O fim da mulher era casar e, para o fazer, tinha de ser virgem
[O conceito de virgindade] Era um conceito social tanto como moral. Não o respeitar representava, além de uma transgressão social violenta, um pecado. O fim da mulher era casar e, para o fazer, tinha de ser virgem. Nos anos 50 (eu vivia na altura em Coimbra, com o meu marido), a costureira que ia trabalhar lá a casa contou-me, com um certo tom de escândalo, que uma estudante tinha sido apanhada a dar um beijo ao namorado: «Aquela já está queimada!», comentava, «já está queimada!».
Casei-me em 1945 e, para marcar bem a minha posição contra os convencionalismos, levei um vestido curto, verde-claro.

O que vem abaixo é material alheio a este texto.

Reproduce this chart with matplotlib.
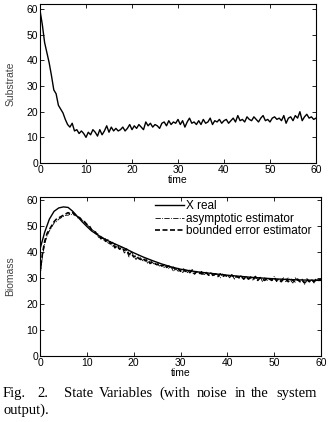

Os sapatos, chapéu e flores, é que eram brancos.
Recordo [que para designar uma rapariga que tivesse perdido a virgindade, havia expressões como: «enganada», «desflorada», «dar uma cabeçada»], mas o termo «dar uma cabeçada» era mais aplicado às mulheres casadas que prevaricavam. A expressão «enganada» era mais usada nos meios rurais, nas aldeias. O que tinha um certo fundo de verdade. Dentro da mesma moral social e religiosa, o próprio rapaz, para seduzir a rapariga, prometia-lhe casamento. Se ela cedia, corria sérios riscos de ser abandonada pelo sedutor, que entendia a entrega como uma prova de leviandade. Não resistira à tentação; não era séria. Não servia para esposa.